▶ _Aim_: Look through the data below. Collect every line where the word "that" occurs.

** Start **

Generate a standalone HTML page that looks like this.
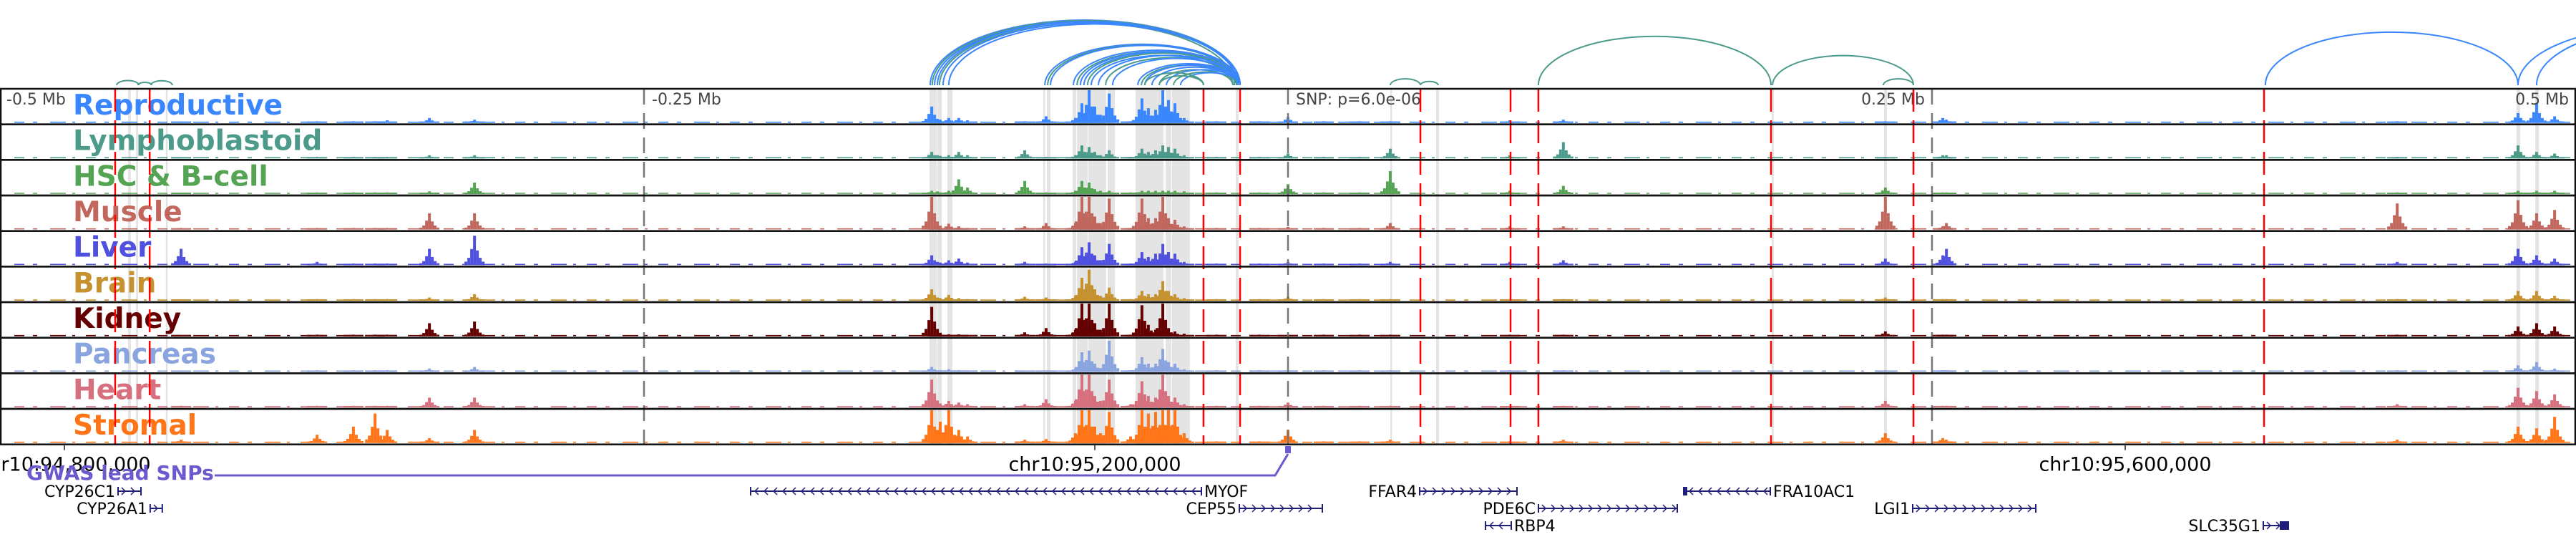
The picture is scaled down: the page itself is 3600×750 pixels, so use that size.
<!DOCTYPE html>
<html><head><meta charset="utf-8"><style>
html,body{margin:0;padding:0;background:#fff;}
svg{display:block;}
</style></head><body>
<svg id="chart" xmlns="http://www.w3.org/2000/svg" width="3600" height="750" viewBox="0 0 3600 750" font-family="'DejaVu Sans','Liberation Sans',sans-serif">
<rect x="0" y="0" width="3600" height="750" fill="#fff"/>
<g id="bands"></g>
<g id="bars"></g>
<g id="labels"></g>
<g id="vlines"></g>
<g id="frames"></g>
<g id="arcs"></g>
<g id="axis"></g>
<g id="genes"></g>
</svg>
<script>
// ---- data ----
const SNP_POS = 95275000;
const tracks = ["Reproductive","Lymphoblastoid","HSC & B-cell","Muscle","Liver","Brain","Kidney","Pancreas","Heart","Stromal"];
const trackColors = ["#3a86ff","#4c9a8a","#55a454","#c1675d","#5050e0","#c5922f","#650000","#8aa4e0","#d6707e","#ff7518"];
// peak positions, kb relative to lead SNP
const peakKb = [-429.7,-333.3,-315.8,-376.9,-362.8,-354.4,-349.7,-102.2,-138.3,-136.1,-135.0,-131.7,-127.8,-124.4,
  -58.9,-93.9,-82.5,-80.0,-77.2,-75.0,-72.8,-69.4,-61.1,-56.7,-54.2,-51.4,-48.6,-46.4,-43.9,-40.3,
  -27.8,-11.1,13.9,27.8,0.0,39.7,86.1,106.9,254.2,231.9,255.6,430.6,477.5,484.7,491.7];
// heights per track (fraction of track height)
const hRep = [0.02,0.15,0.1,0.05,0.05,0.05,0.08,0.05,0.5,0.1,0.1,0.15,0.15,0.08,0.05,0.2,0.15,0.6,1.0,0.5,0.25,0.9,0.05,0.75,0.45,0.4,1.0,0.7,0.6,0.15,0.05,0.05,0.05,0.05,0.18,0.05,0.08,0.1,0.15,0.05,0.1,0.05,0.3,0.6,0.2];
const hLym = [0.02,0.1,0.1,0.05,0.05,0.05,0.05,0.25,0.2,0.1,0.08,0.1,0.2,0.1,0.05,0.05,0.1,0.4,0.35,0.2,0.1,0.25,0.05,0.3,0.2,0.25,0.4,0.35,0.3,0.1,0.05,0.05,0.05,0.05,0.15,0.3,0.1,0.5,0.1,0.05,0.1,0.05,0.4,0.2,0.15];
const hHSC = [0.02,0.08,0.35,0.05,0.05,0.05,0.05,0.4,0.1,0.08,0.05,0.1,0.45,0.2,0.05,0.05,0.1,0.4,0.35,0.15,0.1,0.1,0.05,0.1,0.1,0.1,0.1,0.1,0.1,0.08,0.05,0.05,0.05,0.05,0.3,0.7,0.1,0.25,0.05,0.2,0.05,0.05,0.1,0.1,0.1];
const hMus = [0.05,0.5,0.5,0.05,0.05,0.05,0.05,0.1,1.0,0.08,0.08,0.18,0.1,0.05,0.05,0.2,0.2,1.0,1.0,0.4,0.2,0.95,0.05,0.95,0.35,0.35,1.0,0.35,0.3,0.1,0.05,0.05,0.05,0.05,0.08,0.2,0.1,0.1,0.1,1.0,0.2,0.8,0.9,0.5,0.6];
const hLiv = [0.5,0.5,0.9,0.1,0.05,0.05,0.05,0.1,0.3,0.1,0.08,0.15,0.2,0.08,0.05,0.05,0.1,0.55,0.7,0.3,0.15,0.65,0.05,0.4,0.25,0.35,0.65,0.4,0.35,0.1,0.05,0.05,0.05,0.05,0.1,0.1,0.1,0.15,0.3,0.2,0.5,0.1,0.5,0.3,0.2];
const hBra = [0.02,0.1,0.2,0.05,0.05,0.05,0.05,0.12,0.35,0.1,0.08,0.18,0.08,0.05,0.05,0.1,0.15,0.7,0.95,0.35,0.15,0.4,0.05,0.3,0.2,0.2,0.6,0.3,0.2,0.08,0.05,0.05,0.05,0.05,0.12,0.05,0.05,0.05,0.05,0.1,0.05,0.05,0.3,0.3,0.15];
const hKid = [0.02,0.4,0.45,0.05,0.05,0.05,0.05,0.12,0.9,0.08,0.06,0.06,0.06,0.04,0.05,0.25,0.2,1.0,1.0,0.4,0.2,1.0,0.05,0.95,0.35,0.2,1.0,0.2,0.15,0.08,0.05,0.05,0.05,0.05,0.03,0.05,0.05,0.05,0.05,0.15,0.05,0.05,0.3,0.4,0.3];
const hPan = [0.02,0.1,0.15,0.05,0.05,0.05,0.05,0.04,0.15,0.05,0.05,0.08,0.05,0.04,0.05,0.04,0.1,0.6,0.65,0.25,0.1,0.95,0.05,0.45,0.25,0.25,0.7,0.3,0.25,0.08,0.05,0.05,0.05,0.05,0.05,0.05,0.05,0.05,0.05,0.05,0.05,0.05,0.2,0.3,0.1];
const hHea = [0.05,0.3,0.3,0.05,0.05,0.05,0.05,0.1,0.85,0.15,0.12,0.2,0.15,0.1,0.05,0.25,0.2,1.0,1.0,0.35,0.2,0.85,0.1,0.8,0.35,0.3,1.0,0.35,0.3,0.1,0.05,0.05,0.05,0.05,0.15,0.05,0.05,0.05,0.05,0.2,0.05,0.1,0.6,0.5,0.4];
const hStr = [0.1,0.15,0.4,0.25,0.5,0.9,0.4,0.1,1.0,0.4,0.65,1.0,0.4,0.2,0.05,0.12,0.3,1.0,1.0,0.5,0.3,0.95,0.2,1.0,0.9,0.95,1.0,1.0,1.0,0.3,0.05,0.05,0.05,0.05,0.4,0.1,0.05,0.1,0.15,0.3,0.1,0.1,0.5,0.45,0.8];
const trackHeights = [hRep,hLym,hHSC,hMus,hLiv,hBra,hKid,hPan,hHea,hStr];
// highlighted regions (kb start, kb end)
const bandStart = [-450.3,-447.2,-435.6,-139.2,-136.1,-132.2,-95.0,-93.6,-83.6,-81.9,-77.5,-70.0,-59.2,-47.5,-45.0,-20.3,39.7,57.5,187.8,231.4,476.9,484.2];
const bandEnd   = [-449.2,-446.4,-435.0,-136.4,-134.4,-130.3,-94.4,-92.2,-82.2,-77.8,-70.6,-67.2,-48.3,-45.3,-38.1,-19.2,40.3,58.6,188.6,232.5,478.3,485.6];
// red dashed (candidate SNP) lines, kb
const redKb = [-455.3,-441.9,-32.8,-18.6,51.4,86.4,97.2,187.5,242.8,378.9];
// loops: start kb, end kb, colour index (0 blue, 1 green)
const loopStart = [-454.7,-446.4,-441.4,-138.9,-138.1,-137.2,-136.1,-135.3,-133.9,-131.7,-94.4,-93.3,-92.2,-83.3,-81.9,-80.6,-79.2,-77.8,-76.4,-73.6,-70.8,-68.1,-58.3,-56.9,-55.6,-52.8,-50.0,-47.2,-44.4,-41.7,-55.6,-50.0,39.7,51.4,97.2,188.1,231.1,379.4,477.5,484.7];
const loopEnd   = [-446.1,-441.1,-433.1,-18.6,-18.6,-19.4,-18.6,-20.8,-18.6,-18.6,-18.6,-19.4,-18.6,-18.6,-20.0,-18.6,-19.4,-18.6,-21.4,-18.6,-20.0,-18.6,-18.6,-20.0,-18.6,-19.4,-21.4,-18.6,-20.0,-18.6,-32.8,-32.8,51.4,58.3,187.5,242.8,242.8,477.5,585.0,595.0];
const loopColor = [1,1,1,0,1,0,0,1,0,0,0,1,0,0,1,0,0,1,0,0,1,0,0,1,0,0,1,0,1,0,1,1,1,1,1,1,1,0,0,0];
const scaleTickKb = [-500,-250,0,250,500];
const scaleTickLabels = ["-0.5 Mb","-0.25 Mb","SNP: p=6.0e-06","0.25 Mb","0.5 Mb"];
const axisTicks = [94800000,95200000,95600000];
const axisTickLabels = ["chr10:94,800,000","chr10:95,200,000","chr10:95,600,000"];
// genes
const geneNames = ["CYP26C1","CYP26A1","MYOF","CEP55","FFAR4","PDE6C","RBP4","FRA10AC1","LGI1","SLC35G1"];
const geneStart = [94820833,94833300,95066389,95256111,95326111,95372222,95351667,95429167,95517500,95653611];
const geneEnd   = [94829722,94838000,95241389,95288333,95363889,95426111,95361667,95462222,95565278,95663333];
const geneStrand = [1,1,-1,1,1,1,-1,-1,1,1];
const geneRow = [0,1,0,1,0,1,2,0,1,2];

// ---- scales ----
const PX_PER_BP = 0.0036;
const X0 = 1800;
const xPos = bp => X0 + (bp - SNP_POS) * PX_PER_BP;
const xKb = kb => X0 + kb * 1000 * PX_PER_BP;
const TOP = 124, TH = 49.67, NT = tracks.length, BOTTOM = TOP + TH*NT;
const trackTop = i => TOP + i*TH;
const NS = "http://www.w3.org/2000/svg";
function mk(tag, attrs, parent){const e=document.createElementNS(NS,tag);for(const k in attrs)e.setAttribute(k,attrs[k]);parent.appendChild(e);return e;}
const gBands=document.getElementById('bands'),gBars=document.getElementById('bars'),gLab=document.getElementById('labels'),
 gV=document.getElementById('vlines'),gF=document.getElementById('frames'),gArcs=document.getElementById('arcs'),
 gAx=document.getElementById('axis'),gGenes=document.getElementById('genes');

// bands
bandStart.forEach((s,i)=>{
  const x1=xKb(s), x2=xKb(bandEnd[i]);
  const r=mk('rect',{x:x1,y:TOP,width:Math.max(2.5,x2-x1),height:BOTTOM-TOP,fill:'#e4e4e4'},gBands);
  
  
});

// tracks
tracks.forEach((name,t)=>{
  const top=trackTop(t), base=top+TH-2, maxH=TH-4, col=trackColors[t];
  const g=mk('g',{},gBars);
  
  
  const bl=mk('line',{x1:20,x2:3592,y1:base-1,y2:base-1,stroke:col,'stroke-width':1.6,'stroke-dasharray':'14 12 6 18 22 9 4 15'},g);
  
  
  const hs=trackHeights[t];
  peakKb.forEach((kb,j)=>{
    const h=Math.min(1,hs[j])*maxH, cx=xKb(kb);
    const parts=[[0,1,4],[-4,0.55,4],[4,0.5,4],[-8,0.25,4],[8,0.25,4],[-12,0.12,4],[12,0.12,4]];
    parts.forEach(p=>{
      const hh=Math.max(2,h*p[1]);
      const b=mk('rect',{x:cx+p[0]-p[2]/2,y:base-hh,width:p[2],height:hh,fill:col},g);
      
      
    });
  });
  const lt=mk('text',{x:102,y:top+36,fill:col,'font-size':39,'font-weight':'bold'},gLab);
  lt.textContent=name;
  
  
  const fr=mk('rect',{x:1,y:top,width:3598,height:TH,fill:'none',stroke:'#111','stroke-width':2.5},gF);
  
  
});

// scale lines and labels
scaleTickKb.forEach((kb,i)=>{
  const x=xKb(kb);
  if(kb>-500 && kb<500){
    const l=mk('line',{x1:x,x2:x,y1:TOP,y2:BOTTOM,stroke:'#777','stroke-width':2.5,'stroke-dasharray':'22 12'},gV);
    
    
  }
  let tx, anchor='start';
  if(kb===-500){tx=x+9;} else if(kb===-250||kb===0){tx=x+11;} else {tx=x-10;anchor='end';}
  const t=mk('text',{x:tx,y:TOP+22,fill:'#444','font-size':22,'text-anchor':anchor},gV);
  t.textContent=scaleTickLabels[i];
  
  
});
redKb.forEach(kb=>{
  const x=xKb(kb);
  const l=mk('line',{x1:x,x2:x,y1:TOP,y2:BOTTOM,stroke:'#ff0000','stroke-width':2.5,'stroke-dasharray':'32 12'},gV);
  
  
});

// arcs
const ARC_BASE = 119;
loopStart.forEach((s,i)=>{
  const x1=xKb(s), x2=xKb(loopEnd[i]);
  const rx=(x2-x1)/2, ry=0.42*rx;
  const p=mk('path',{d:`M${x1},${ARC_BASE} A${rx},${ry} 0 0 1 ${x2},${ARC_BASE}`,fill:'none',
    stroke:loopColor[i]?'#4c9a8a':'#3a86ff','stroke-width':2},gArcs);
  
  
});

// genomic axis
axisTicks.forEach((bp,i)=>{
  const x=xPos(bp);
  const l=mk('line',{x1:x,x2:x,y1:BOTTOM,y2:BOTTOM+8,stroke:'#222','stroke-width':1.5},gAx);
  
  
  const t=mk('text',{x:x,y:BOTTOM+37,fill:'#000','font-size':27,'text-anchor':'middle'},gAx);
  t.textContent=axisTickLabels[i];
  
  
});
// GWAS lead SNP track
const sx=xPos(SNP_POS);
const gw=mk('polyline',{points:`300,664 ${sx-18},664 ${sx},634`,fill:'none',stroke:'#6a5acd','stroke-width':3},gAx);


const gb=mk('rect',{x:sx-4,y:623,width:8,height:10,fill:'#6a5acd'},gAx);


const gt=mk('text',{x:37,y:670,fill:'#6a5acd','font-size':28,'font-weight':'bold'},gAx);
gt.textContent='GWAS lead SNPs';



// genes
const rowY=[686,710,734];
geneNames.forEach((n,i)=>{
  const x1=xPos(geneStart[i]), x2=xPos(geneEnd[i]), y=rowY[geneRow[i]];
  const g=mk('g',{},gGenes);
  
  
  mk('line',{x1:x1,x2:x2,y1:y,y2:y,stroke:'#1f1f7a','stroke-width':2},g);
  mk('line',{x1:x1,x2:x1,y1:y-6,y2:y+6,stroke:'#1f1f7a','stroke-width':2},g);
  mk('line',{x1:x2,x2:x2,y1:y-6,y2:y+6,stroke:'#1f1f7a','stroke-width':2},g);
  for(let x=x1+8;x<x2-4;x+=13){
    const d=geneStrand[i]>0?`M${x-3},${y-5} L${x+2},${y} L${x-3},${y+5}`:`M${x+3},${y-5} L${x-2},${y} L${x+3},${y+5}`;
    mk('path',{d:d,fill:'none',stroke:'#1f1f7a','stroke-width':1.5},g);
  }
  if(n==='FRA10AC1') mk('rect',{x:x1-3,y:y-6,width:6,height:12,fill:'#1f1f7a'},g);
  if(n==='SLC35G1') mk('rect',{x:x2-12,y:y-6,width:12,height:12,fill:'#1f1f7a'},g);
  const right = (n==='RBP4'||n==='MYOF'||n==='FRA10AC1');
  const t=mk('text',{x:right?x2+4:x1-4,y:y+8,fill:'#000','font-size':22,'text-anchor':right?'start':'end'},g);
  t.textContent=n;
});
</script>
</body></html>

** End **

▶ _Result_:
Generate a standalone HTML page that looks like this.
The picture is scaled down: the page itself is 3600×750 pixels, so use that size.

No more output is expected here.